**Brief:** Reproduce the listing exactly, with no pictures in your copy.

-- Start Material provided --

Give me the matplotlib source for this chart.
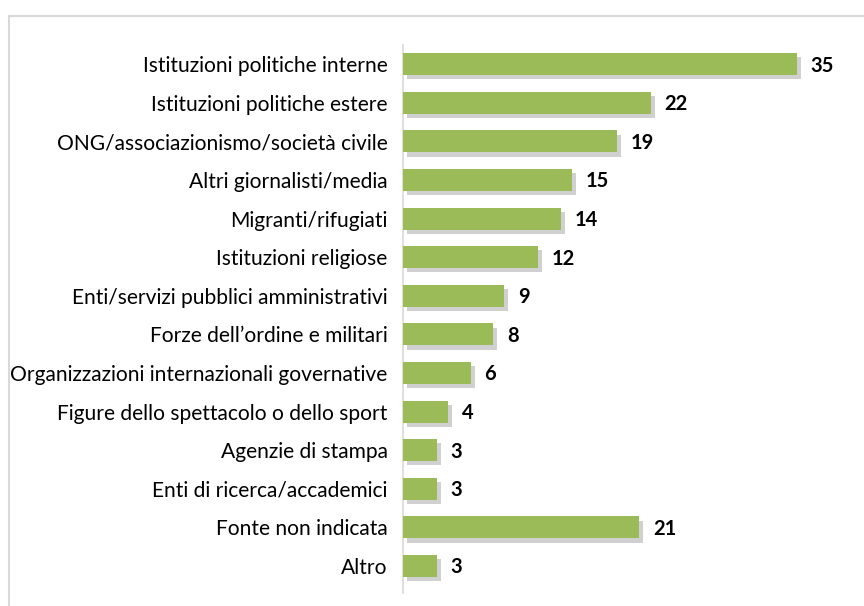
import matplotlib.pyplot as plt
import matplotlib.patheffects as pe
from matplotlib.patches import Rectangle

categories = [
    "Istituzioni politiche interne",
    "Istituzioni politiche estere",
    "ONG/associazionismo/società civile",
    "Altri giornalisti/media",
    "Migranti/rifugiati",
    "Istituzioni religiose",
    "Enti/servizi pubblici amministrativi",
    "Forze dell\u2019ordine e militari",
    "Organizzazioni internazionali governative",
    "Figure dello spettacolo o dello sport",
    "Agenzie di stampa",
    "Enti di ricerca/accademici",
    "Fonte non indicata",
    "Altro",
]
values = [35, 22, 19, 15, 14, 12, 9, 8, 6, 4, 3, 3, 21, 3]

plt.rcParams['font.family'] = ['Lato', 'DejaVu Sans']

fig = plt.figure(figsize=(8.64, 6.06), dpi=100)
ax = fig.add_axes([403 / 864, 13 / 606, 450 / 864, 548 / 606])

# light frame around the chart area
fig.patches.append(Rectangle((9 / 864, -0.1), 1.2, 1 - 16 / 606 + 0.1,
                             transform=fig.transFigure, fill=False,
                             edgecolor="#d9d9d9", linewidth=1.5))

pos = list(range(len(categories)))
bars = ax.barh(pos, values, height=0.57, color="#9bbb59", zorder=3)
for b in bars:
    b.set_path_effects([pe.SimplePatchShadow(offset=(3, -3), shadow_rgbFace="#666666", alpha=0.3),
                        pe.Normal()])

for p, v in zip(pos, values):
    ax.annotate(str(v), (v, p), xytext=(10, -1), textcoords="offset points",
                va="center", ha="left", fontsize=14.5, fontweight="bold")

ax.set_xlim(0, 40)
ax.set_ylim(13.7, -0.5)
ax.set_yticks(pos)
ax.set_yticklabels(categories, fontsize=15.1)
ax.tick_params(axis="y", length=0, pad=11)
ax.set_xticks([])
for s in ["top", "right", "bottom"]:
    ax.spines[s].set_visible(False)
ax.spines["left"].set_color("#d9d9d9")
ax.spines["left"].set_linewidth(1.2)

fig.savefig("out.png", dpi=100)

-- End Material provided --

**Answer to the task:**
Give me the matplotlib source for this chart.
import matplotlib.pyplot as plt
import matplotlib.patheffects as pe
from matplotlib.patches import Rectangle

categories = [
    "Istituzioni politiche interne",
    "Istituzioni politiche estere",
    "ONG/associazionismo/società civile",
    "Altri giornalisti/media",
    "Migranti/rifugiati",
    "Istituzioni religiose",
    "Enti/servizi pubblici amministrativi",
    "Forze dell\u2019ordine e militari",
    "Organizzazioni internazionali governative",
    "Figure dello spettacolo o dello sport",
    "Agenzie di stampa",
    "Enti di ricerca/accademici",
    "Fonte non indicata",
    "Altro",
]
values = [35, 22, 19, 15, 14, 12, 9, 8, 6, 4, 3, 3, 21, 3]

plt.rcParams['font.family'] = ['Lato', 'DejaVu Sans']

fig = plt.figure(figsize=(8.64, 6.06), dpi=100)
ax = fig.add_axes([403 / 864, 13 / 606, 450 / 864, 548 / 606])

# light frame around the chart area
fig.patches.append(Rectangle((9 / 864, -0.1), 1.2, 1 - 16 / 606 + 0.1,
                             transform=fig.transFigure, fill=False,
                             edgecolor="#d9d9d9", linewidth=1.5))

pos = list(range(len(categories)))
bars = ax.barh(pos, values, height=0.57, color="#9bbb59", zorder=3)
for b in bars:
    b.set_path_effects([pe.SimplePatchShadow(offset=(3, -3), shadow_rgbFace="#666666", alpha=0.3),
                        pe.Normal()])

for p, v in zip(pos, values):
    ax.annotate(str(v), (v, p), xytext=(10, -1), textcoords="offset points",
                va="center", ha="left", fontsize=14.5, fontweight="bold")

ax.set_xlim(0, 40)
ax.set_ylim(13.7, -0.5)
ax.set_yticks(pos)
ax.set_yticklabels(categories, fontsize=15.1)
ax.tick_params(axis="y", length=0, pad=11)
ax.set_xticks([])
for s in ["top", "right", "bottom"]:
    ax.spines[s].set_visible(False)
ax.spines["left"].set_color("#d9d9d9")
ax.spines["left"].set_linewidth(1.2)

fig.savefig("out.png", dpi=100)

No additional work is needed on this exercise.